- Exercise goal: Leave out the pictures, then output the lines of the records below from the first through the one containing "2.116, 2.117, 2.118, 2.119, 2.120, 2.121, 2.122, 2.123]".

- Records provided:

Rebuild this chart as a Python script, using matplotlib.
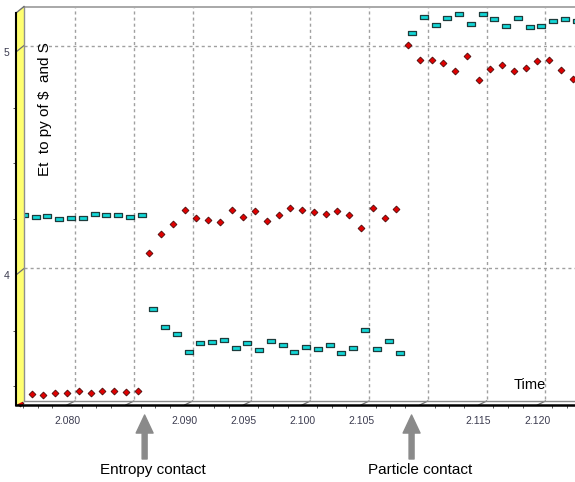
import numpy as np
import matplotlib
matplotlib.use("Agg")
import matplotlib.pyplot as plt
import matplotlib.transforms as mtrans
from matplotlib.lines import Line2D
from matplotlib.patches import Polygon
from matplotlib.path import Path
from matplotlib.ticker import MultipleLocator, FixedLocator, FixedFormatter

# ---------------- data ----------------
time = [2.076, 2.077, 2.078, 2.079, 2.080, 2.081, 2.082, 2.083, 2.084, 2.085,
        2.086, 2.087, 2.088, 2.089, 2.090, 2.091, 2.092, 2.093, 2.094, 2.095,
        2.096, 2.097, 2.098, 2.099, 2.100, 2.101, 2.102, 2.103, 2.104, 2.105,
        2.106, 2.107, 2.108, 2.109, 2.110, 2.111, 2.112, 2.113, 2.114, 2.115,
        2.116, 2.117, 2.118, 2.119, 2.120, 2.121, 2.122, 2.123]

series_red = [3.426, 3.466, 3.460, 3.469, 3.473, 3.482, 3.471, 3.480, 3.482, 3.475, 3.480,
              4.097, 4.183, 4.227, 4.291, 4.256, 4.247, 4.238, 4.291, 4.260, 4.287,
              4.242, 4.270, 4.299, 4.291, 4.283, 4.275, 4.287, 4.270, 4.212, 4.299,
              4.256, 4.295,
              5.030, 4.964, 4.964, 4.952, 4.913, 4.982, 4.874, 4.922, 4.943, 4.913,
              4.930, 4.960, 4.964, 4.918, 4.879]

series_cyan = [4.254, 4.245, 4.250, 4.238, 4.241, 4.241, 4.259, 4.254, 4.254, 4.245, 4.254,
               3.833, 3.753, 3.723, 3.640, 3.683, 3.687, 3.696, 3.658, 3.683, 3.649,
               3.692, 3.671, 3.640, 3.662, 3.653, 3.674, 3.635, 3.658, 3.740, 3.653,
               3.692, 3.635,
               5.070, 5.145, 5.106, 5.140, 5.158, 5.111, 5.158, 5.133, 5.102, 5.138,
               5.097, 5.102, 5.127, 5.133, 5.127]

x_major = [2.080, 2.085, 2.090, 2.095, 2.100, 2.105, 2.110, 2.115, 2.120]
x_labels = ["2.080", "", "2.090", "2.095", "2.100", "2.105", "", "2.115", "2.120"]
y_major = [4, 5]
y_labels = ["4", "5"]
contact_times = [2.0866, 2.1093]
contact_labels = ["Entropy contact", "Particle contact"]

# ---------------- layout ----------------
W, H, DPI = 575, 482, 100
fig = plt.figure(figsize=(W / DPI, H / DPI), dpi=DPI)
L, R, T, B = 16, 575, 13, 405
ax = fig.add_axes([L / W, 1 - B / H, (R - L) / W, (B - T) / H])
XMIN, XMAX = 2.075663, 2.123197
YMIN, YMAX = 3.4170, 5.1749
ax.set_xlim(XMIN, XMAX)
ax.set_ylim(YMIN, YMAX)
ax.patch.set_visible(False)
for s in ax.spines.values():
    s.set_visible(False)

FONT = "Liberation Sans"
tick_col = "#3c3c50"

# ticks
ax.xaxis.set_major_locator(FixedLocator(x_major))
ax.xaxis.set_major_formatter(FixedFormatter(x_labels))
ax.xaxis.set_minor_locator(MultipleLocator(0.00125))
ax.yaxis.set_major_locator(FixedLocator(y_major))
ax.yaxis.set_major_formatter(FixedFormatter(y_labels))
ax.yaxis.set_minor_locator(MultipleLocator(0.25))
ax.tick_params(axis="x", which="major", length=0, pad=8, labelsize=7.5,
               labelcolor=tick_col)
ax.tick_params(axis="x", which="minor", length=2.5, width=0.7, color="#555555",
               direction="out")
ax.tick_params(axis="y", which="major", length=0, pad=4.5, labelsize=7.5,
               labelcolor=tick_col)
ax.tick_params(axis="y", which="minor", length=2.5, width=0.7, color="#555555",
               direction="out")
for lab in ax.get_xticklabels() + ax.get_yticklabels():
    lab.set_family(FONT)

# depth transforms (3D look)
back = ax.transData + mtrans.ScaledTranslation(8 / DPI, 6.5 / DPI, fig.dpi_scale_trans)
floor_back = ax.transData + mtrans.ScaledTranslation(8 / DPI, 4 / DPI, fig.dpi_scale_trans)
ident = mtrans.IdentityTransform()

def disp(tr, x, y):
    return tr.transform((x, y))

# yellow wall
pts = [disp(ax.transData, XMIN, YMIN), disp(ax.transData, XMIN, YMAX),
       disp(back, XMIN, YMAX), disp(floor_back, XMIN, YMIN)]
fig.add_artist(Polygon(pts, closed=True, transform=ident, facecolor="#ffff70",
                       edgecolor="none", zorder=1))

grid_kw = dict(color="#a0a0a0", lw=1.0, ls=(0, (2.2, 2.2)), clip_on=False, zorder=1)
for xv in x_major:
    ax.plot([xv, xv], [YMIN, YMAX], transform=back, **grid_kw)
for yv in y_major:
    ax.plot([XMIN, XMAX], [yv, yv], transform=back, **grid_kw)

def seg(p0, p1, **kw):
    fig.add_artist(Line2D([p0[0], p1[0]], [p0[1], p1[1]], transform=ident, **kw))

# slanted connectors for major ticks
for xv in x_major:
    seg(disp(ax.transData, xv, YMIN), disp(floor_back, xv, YMIN), color="#707070", lw=0.9, zorder=2)
for yv in y_major:
    seg(disp(ax.transData, XMIN, yv), disp(back, XMIN, yv), color="#707070", lw=0.9, zorder=2)

# back plane borders
seg(disp(back, XMIN, YMAX), disp(back, XMAX, YMAX), color="#a8a8a8", lw=1.4, zorder=2)
seg(disp(back, XMIN, YMAX), disp(floor_back, XMIN, YMIN), color="#909090", lw=1.0, zorder=2)
seg(disp(floor_back, XMIN, YMIN), disp(floor_back, XMAX, YMIN), color="#8a8a8a", lw=1.0, zorder=2)
# wall top edge and front edges
seg(disp(ax.transData, XMIN, YMAX), disp(back, XMIN, YMAX), color="#707070", lw=1.0, zorder=2)
seg(disp(ax.transData, XMIN, YMIN), disp(ax.transData, XMIN, YMAX), color="black", lw=1.5, zorder=3)
seg(disp(ax.transData, XMIN, YMIN), disp(ax.transData, XMAX, YMIN), color="black", lw=1.8, zorder=3)

# series
rect_marker = Path([(-1, -0.6), (1, -0.6), (1, 0.6), (-1, 0.6), (-1, -0.6)],
                   [Path.MOVETO, Path.LINETO, Path.LINETO, Path.LINETO, Path.CLOSEPOLY])
cyan_tr = ax.transData + mtrans.ScaledTranslation(4 / DPI, 3 / DPI, fig.dpi_scale_trans)
ax.plot(time, series_cyan, ls="none", marker=rect_marker, ms=5.3, mfc="#12d8d8",
        mec="#1e3c3c", mew=0.9, transform=cyan_tr, clip_on=False, zorder=5)
ax.plot(time, series_red, ls="none", marker="D", ms=3.5, mfc="#e00000",
        mec="#4a0a0a", mew=0.6, clip_on=False, zorder=6)

# labels
fig.text(530 / W, 1 - 385 / H, "Time", ha="center", va="center", fontsize=10.5,
         family=FONT, color="black")
fig.text(45 / W, 1 - 109 / H, "Et  to py of $  and S", rotation=90, ha="center",
         va="center", fontsize=11, family=FONT, color="black")

# contact arrows
for t, lab in zip(contact_times, contact_labels):
    ax.annotate("", xy=(t, H - 415), xycoords=("data", "figure pixels"),
                xytext=(t, H - 459), textcoords=("data", "figure pixels"),
                arrowprops=dict(arrowstyle="simple,head_length=1.3,head_width=1.22,tail_width=0.36",
                                color="#8a8a8a", shrinkA=0, shrinkB=0, mutation_scale=10),
                annotation_clip=False)
    ax.annotate(lab, xy=(t, H - 470), xycoords=("data", "figure pixels"),
                xytext=(6, 0), textcoords="offset points", ha="center", va="center",
                fontsize=11, family=FONT, color="black", annotation_clip=False)

fig.savefig("out.png", dpi=DPI)
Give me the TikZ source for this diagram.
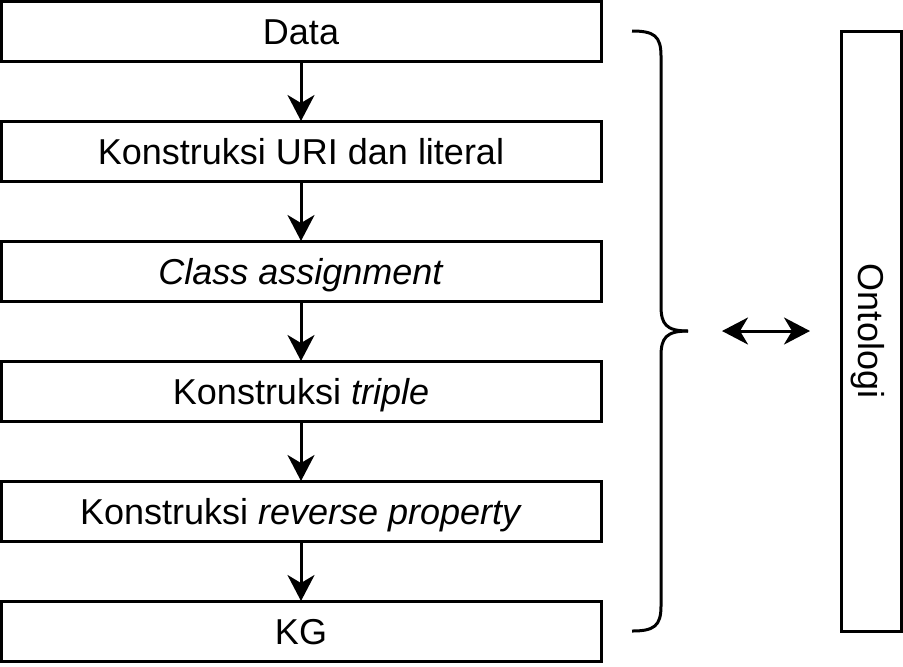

- Response:
Rebuild this chart as a Python script, using matplotlib.
import numpy as np
import matplotlib
matplotlib.use("Agg")
import matplotlib.pyplot as plt
import matplotlib.transforms as mtrans
from matplotlib.lines import Line2D
from matplotlib.patches import Polygon
from matplotlib.path import Path
from matplotlib.ticker import MultipleLocator, FixedLocator, FixedFormatter

# ---------------- data ----------------
time = [2.076, 2.077, 2.078, 2.079, 2.080, 2.081, 2.082, 2.083, 2.084, 2.085,
        2.086, 2.087, 2.088, 2.089, 2.090, 2.091, 2.092, 2.093, 2.094, 2.095,
        2.096, 2.097, 2.098, 2.099, 2.100, 2.101, 2.102, 2.103, 2.104, 2.105,
        2.106, 2.107, 2.108, 2.109, 2.110, 2.111, 2.112, 2.113, 2.114, 2.115,
        2.116, 2.117, 2.118, 2.119, 2.120, 2.121, 2.122, 2.123]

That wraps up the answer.